_Supplied data_
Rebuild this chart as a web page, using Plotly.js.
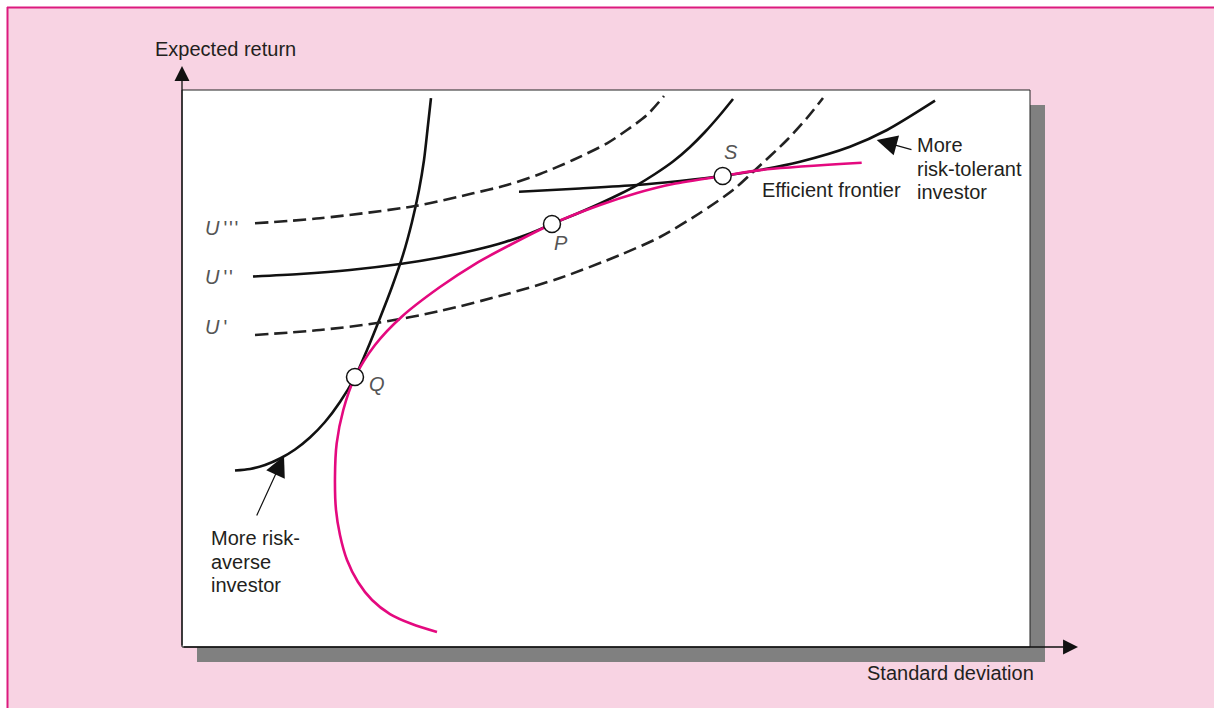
<!DOCTYPE html>
<html>
<head>
<meta charset="utf-8">
<script src="https://cdn.plot.ly/plotly-3.0.1.min.js"></script>
<style>
  html, body { margin: 0; padding: 0; background: #ffffff; }
  #chart { width: 1214px; height: 708px; }
</style>
</head>
<body>
<div id="chart"></div>
<script>
// ---- Data (std dev, expected return) in arbitrary 0-100 units ----
const aversX = [6.25, 8.02, 9.79, 11.56, 13.33, 15.09, 16.86, 18.63, 20.40, 21.82, 23.35, 24.76, 26.06, 27.12, 27.95, 28.54, 29.01, 29.36];
const aversY = [31.69, 31.96, 32.68, 33.84, 35.46, 37.61, 40.39, 43.99, 48.47, 53.32, 59.07, 64.63, 70.38, 76.30, 82.05, 87.43, 93.72, 98.56];

const u2X = [8.37, 13.92, 19.81, 25.71, 30.42, 34.55, 38.09, 41.04, 43.63, 46.34, 49.29, 51.65, 53.66, 55.78, 57.90, 59.91, 61.67, 63.44, 64.98];
const u2Y = [66.52, 66.97, 67.68, 68.76, 69.93, 71.27, 72.71, 74.24, 75.94, 77.65, 79.62, 81.33, 82.94, 84.92, 87.16, 89.77, 92.46, 95.51, 98.38];

const u3X = [8.61, 16.27, 27.48, 34.32, 38.33, 42.22, 46.11, 50.12, 52.48, 54.83, 56.84];
const u3Y = [76.07, 76.97, 79.17, 81.45, 82.94, 84.92, 87.43, 90.43, 92.82, 95.51, 98.92];

const u1X = [8.61, 16.27, 23.00, 30.42, 38.33, 44.58, 51.65, 56.37, 61.08, 64.98, 67.33, 71.34, 73.70, 75.59];
const u1Y = [56.01, 56.91, 58.17, 60.32, 63.38, 66.25, 70.38, 73.61, 77.92, 82.05, 85.28, 91.02, 94.97, 98.56];

const tolerX = [39.74, 46.93, 53.66, 58.73, 63.76, 68.16, 72.88, 78.77, 83.14, 88.80];
const tolerY = [81.74, 82.32, 82.94, 83.66, 84.56, 85.64, 87.13, 89.82, 92.82, 98.08];

const frontX = [30.07, 27.12, 24.53, 22.41, 20.75, 19.46, 18.63, 18.16, 18.04, 18.24, 19.02, 20.40, 22.76, 25.91, 30.42, 34.55, 38.68, 43.63, 49.29, 53.66, 57.90, 63.76, 68.99, 80.15];
const frontY = [2.69, 4.13, 5.92, 8.44, 11.67, 15.62, 20.11, 24.60, 30.57, 36.57, 42.55, 48.47, 54.22, 59.30, 64.63, 68.76, 72.17, 75.94, 79.35, 81.51, 83.12, 84.56, 85.76, 86.95];

const pointNames = ["Q", "P", "S"];
const pointX = [20.40, 43.63, 63.76];
const pointY = [48.47, 75.94, 84.56];
const pointLabelX = [23.05, 44.75, 64.74];
const pointLabelY = [47.22, 72.53, 88.87];

const uNames = ["U'''", "U''", "U'"];
const uLabelX = [2.48, 2.48, 2.48];
const uLabelY = [75.22, 66.43, 57.45];

const tolerText = ["More", "risk-tolerant", "investor"];
const tolerTextX = 86.44;
const tolerTextY = [90.13, 85.82, 81.69];
const aversText = ["More risk-", "averse", "investor"];
const aversTextX = 3.18;
const aversTextY = [19.57, 15.26, 11.13];

// ---- Layout geometry (pixels) ----
const L = 182, T = 90, R = 1030, B = 647, W = R - L, H = B - T;
const px = x => (x - L) / W;
const py = y => (B - y) / H;

const BLACK = '#111111';
const MAGENTA = '#e4097f';
const PINK = '#f8d3e3';
const TXT = '#231f20';
const FONT = 'Liberation Sans, Arial, Helvetica, sans-serif';
const LW = 2.6;

const traces = [
  {x: aversX, y: aversY, mode: 'lines', line: {color: BLACK, width: LW, shape: 'spline', smoothing: 0.8}},
  {x: u2X, y: u2Y, mode: 'lines', line: {color: BLACK, width: LW, shape: 'spline', smoothing: 0.8}},
  {x: u3X, y: u3Y, mode: 'lines', line: {color: '#222', width: LW, shape: 'spline', smoothing: 0.8, dash: '13px,6px'}},
  {x: u1X, y: u1Y, mode: 'lines', line: {color: '#222', width: LW, shape: 'spline', smoothing: 0.8, dash: '13px,6px'}},
  {x: tolerX, y: tolerY, mode: 'lines', line: {color: BLACK, width: LW, shape: 'spline', smoothing: 0.8}},
  {x: frontX, y: frontY, mode: 'lines', line: {color: MAGENTA, width: LW, shape: 'spline', smoothing: 0.8}},
  {x: pointX, y: pointY, mode: 'markers', text: pointNames,
   marker: {symbol: 'circle', size: 17, color: '#ffffff', line: {color: BLACK, width: 1.5}}}
];

const annotations = [];
function txt(x, y, text, opts) {
  annotations.push(Object.assign({
    x: x, y: y, xref: 'x', yref: 'y', text: text, showarrow: false,
    xanchor: 'left', yanchor: 'middle',
    font: {family: FONT, size: 20, color: TXT}
  }, opts || {}));
}
// point labels
pointNames.forEach((n, i) => txt(pointLabelX[i], pointLabelY[i], '<i>' + n + '</i>',
  {xanchor: 'center', font: {family: FONT, size: 20, color: '#555555'}}));
// utility labels
uNames.forEach((n, i) => txt(uLabelX[i], uLabelY[i], '<i>U</i>\u2009' + n.slice(1).split('').join('\u200A'),
  {font: {family: FONT, size: 20, color: '#555555'}}));
txt(68.16, 82.05, 'Efficient frontier');
tolerText.forEach((t, i) => txt(tolerTextX, tolerTextY[i], t));
aversText.forEach((t, i) => txt(aversTextX, aversTextY[i], t));

// pointer arrows
annotations.push({x: 81.92, y: 91.02, ax: 86.20, ay: 89.23, axref: 'x', ayref: 'y', xref: 'x', yref: 'y',
  text: '', showarrow: true, arrowhead: 2, arrowsize: 3.4, arrowwidth: 1.2, arrowcolor: BLACK});
annotations.push({x: 12.03, y: 34.29, ax: 8.73, ay: 23.34, axref: 'x', ayref: 'y', xref: 'x', yref: 'y',
  text: '', showarrow: true, arrowhead: 2, arrowsize: 3.4, arrowwidth: 1.2, arrowcolor: BLACK});

// axis arrows
annotations.push({x: 0, y: py(66), xref: 'paper', yref: 'paper', ax: 0, ay: B - 66, axref: 'pixel', ayref: 'pixel',
  text: '', showarrow: true, arrowhead: 2, arrowsize: 2.3, arrowwidth: 1.3, arrowcolor: BLACK});
annotations.push({x: px(1078), y: 0, xref: 'paper', yref: 'paper', ax: -(1078 - L), ay: 0, axref: 'pixel', ayref: 'pixel',
  text: '', showarrow: true, arrowhead: 2, arrowsize: 2.3, arrowwidth: 1.3, arrowcolor: BLACK});

// axis titles
annotations.push({x: px(225), y: py(49), xref: 'paper', yref: 'paper', text: 'Expected return', showarrow: false,
  xanchor: 'center', yanchor: 'middle', font: {family: FONT, size: 20, color: TXT}});
annotations.push({x: px(950), y: py(673), xref: 'paper', yref: 'paper', text: 'Standard deviation', showarrow: false,
  xanchor: 'center', yanchor: 'middle', font: {family: FONT, size: 20, color: TXT}});

const shapes = [
  // white outside strip (top & left) and magenta frame line
  {type: 'rect', xref: 'paper', yref: 'paper', x0: px(0), x1: px(1214), y0: py(7), y1: py(0), fillcolor: '#ffffff', line: {width: 0}, layer: 'below'},
  {type: 'rect', xref: 'paper', yref: 'paper', x0: px(0), x1: px(7), y0: py(708), y1: py(0), fillcolor: '#ffffff', line: {width: 0}, layer: 'below'},
  {type: 'line', xref: 'paper', yref: 'paper', x0: px(7), x1: px(1214), y0: py(7.5), y1: py(7.5), line: {color: '#dc1a7e', width: 2}, layer: 'below'},
  {type: 'line', xref: 'paper', yref: 'paper', x0: px(7.5), x1: px(7.5), y0: py(7), y1: py(708), line: {color: '#dc1a7e', width: 2}, layer: 'below'},
  // drop shadow
  {type: 'rect', xref: 'paper', yref: 'paper', x0: px(197), x1: px(1045), y0: py(662), y1: py(105), fillcolor: '#808080', line: {width: 0}, layer: 'below'},
  // white plot box
  {type: 'rect', xref: 'paper', yref: 'paper', x0: 0, x1: 1, y0: 0, y1: 1, fillcolor: '#ffffff', line: {color: '#222222', width: 1}, layer: 'below'}
];

const layout = {
  width: 1214, height: 708,
  margin: {l: L, r: 1214 - R, t: T, b: 708 - B, pad: 0},
  paper_bgcolor: PINK,
  plot_bgcolor: 'rgba(0,0,0,0)',
  showlegend: false,
  hovermode: false,
  xaxis: {range: [0, 100], visible: false, fixedrange: true},
  yaxis: {range: [0, 100], visible: false, fixedrange: true},
  shapes: shapes,
  annotations: annotations
};

Plotly.newPlot('chart', traces, layout, {displayModeBar: false, staticPlot: true});
</script>
</body>
</html>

_To be done_
Write out, word for word, the lines from the start of the data through the one holding "89.82, 92.82, 98.08];". Omit pictures.

_Solution to the exercise_
Rebuild this chart as a web page, using Plotly.js.
<!DOCTYPE html>
<html>
<head>
<meta charset="utf-8">
<script src="https://cdn.plot.ly/plotly-3.0.1.min.js"></script>
<style>
  html, body { margin: 0; padding: 0; background: #ffffff; }
  #chart { width: 1214px; height: 708px; }
</style>
</head>
<body>
<div id="chart"></div>
<script>
// ---- Data (std dev, expected return) in arbitrary 0-100 units ----
const aversX = [6.25, 8.02, 9.79, 11.56, 13.33, 15.09, 16.86, 18.63, 20.40, 21.82, 23.35, 24.76, 26.06, 27.12, 27.95, 28.54, 29.01, 29.36];
const aversY = [31.69, 31.96, 32.68, 33.84, 35.46, 37.61, 40.39, 43.99, 48.47, 53.32, 59.07, 64.63, 70.38, 76.30, 82.05, 87.43, 93.72, 98.56];

const u2X = [8.37, 13.92, 19.81, 25.71, 30.42, 34.55, 38.09, 41.04, 43.63, 46.34, 49.29, 51.65, 53.66, 55.78, 57.90, 59.91, 61.67, 63.44, 64.98];
const u2Y = [66.52, 66.97, 67.68, 68.76, 69.93, 71.27, 72.71, 74.24, 75.94, 77.65, 79.62, 81.33, 82.94, 84.92, 87.16, 89.77, 92.46, 95.51, 98.38];

const u3X = [8.61, 16.27, 27.48, 34.32, 38.33, 42.22, 46.11, 50.12, 52.48, 54.83, 56.84];
const u3Y = [76.07, 76.97, 79.17, 81.45, 82.94, 84.92, 87.43, 90.43, 92.82, 95.51, 98.92];

const u1X = [8.61, 16.27, 23.00, 30.42, 38.33, 44.58, 51.65, 56.37, 61.08, 64.98, 67.33, 71.34, 73.70, 75.59];
const u1Y = [56.01, 56.91, 58.17, 60.32, 63.38, 66.25, 70.38, 73.61, 77.92, 82.05, 85.28, 91.02, 94.97, 98.56];

const tolerX = [39.74, 46.93, 53.66, 58.73, 63.76, 68.16, 72.88, 78.77, 83.14, 88.80];
const tolerY = [81.74, 82.32, 82.94, 83.66, 84.56, 85.64, 87.13, 89.82, 92.82, 98.08];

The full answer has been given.